米国が中国との経済覇権争いの中でサプライチェーンの強靭化(安全化)で進めているのがフレンドショアリングだ。同盟国や友好国など信頼できる国(フレンド)から部品や技術を調達し、あるいは輸出するという戦略である。これは、脱中国依存である。一方、中国は半導体など重要製品や技術は自国で開発し国産化するという自立自強戦略を進めている。これは脱米国といってもよい。半導体の国産化率は依然として低く、自立自強戦略はうまく行っていないといってよい。
サプライチェーンは生産コストやインフラ整備状況などを合理的に判断して企業が構築した生産ネットワークである。そして、サプライチェーンはマクロ的にみれば概ね比較優位の原理に則って形成されている。フレンドショアリングにしても自立自強にしても企業の合理的な判断の結果ではなく、比較優位の原理に則ていないと言ってよい。経済安全保障の観点からこうした政策は合理化されているが、コスト増を招くことは否定できない。
脱中国については、データに基づく堅実かつ冷静な分析で定評のある三浦有史氏の新著(脱中国依存は可能か)によると脱中国依存は非現実的である。フレンドショアリングは全面的な脱中国ではなく、先端半導体など先端・新興技術などを対象としており、実施は可能であり、米国は22年10月の商業省の決定で14ナノ以下の半導体などを対象に中国への輸出禁止措置を実施している。

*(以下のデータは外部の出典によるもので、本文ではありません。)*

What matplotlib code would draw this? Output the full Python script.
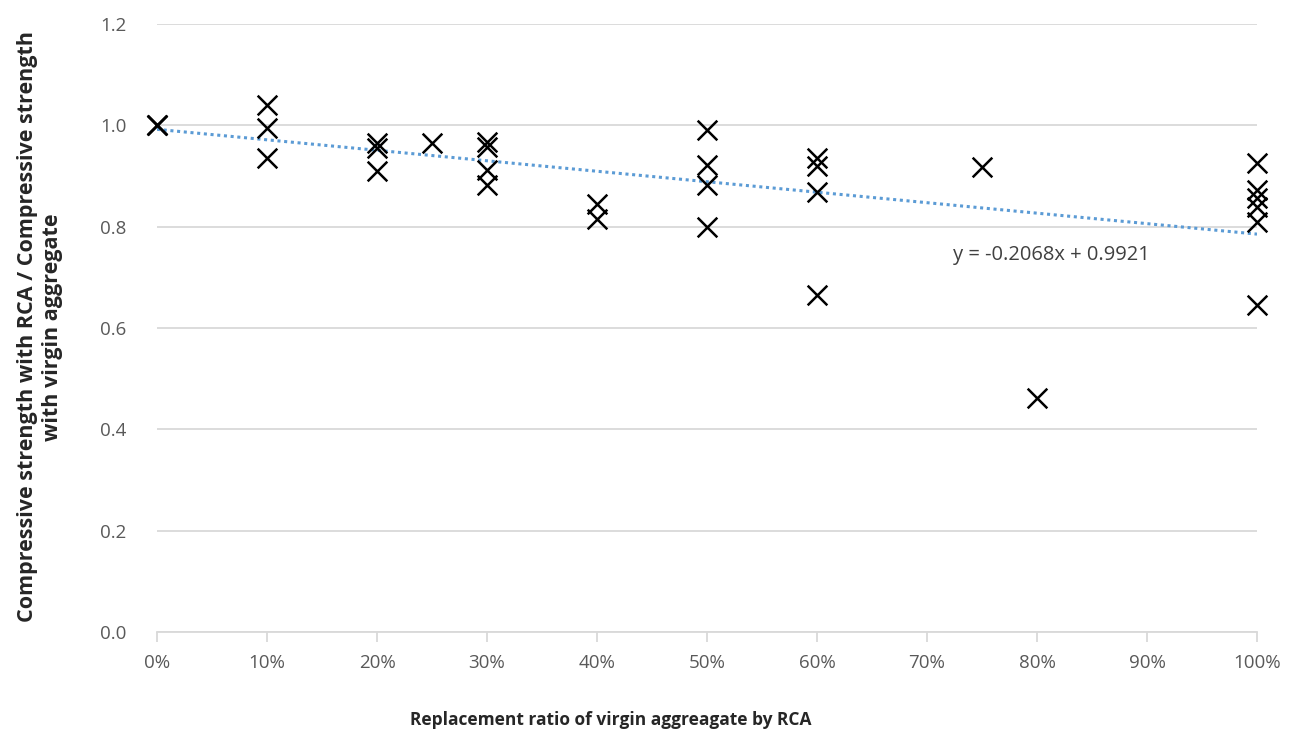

自立自強戦略を実現するには、中国はまだ新しい技術やノウハウなどを外国から入手しなければならない。外国企業の買収や強制的技術移転あるいはサイバーテロなどでこうした新興技術を導入あるいは取得しようとしてきたが、米国、EUそして日本も対抗手段を講じるようになっている。中国の科学や技術の面の実力は目覚ましく向上しており、自立自強が実現するかどうかは長期的にみるべきであろう。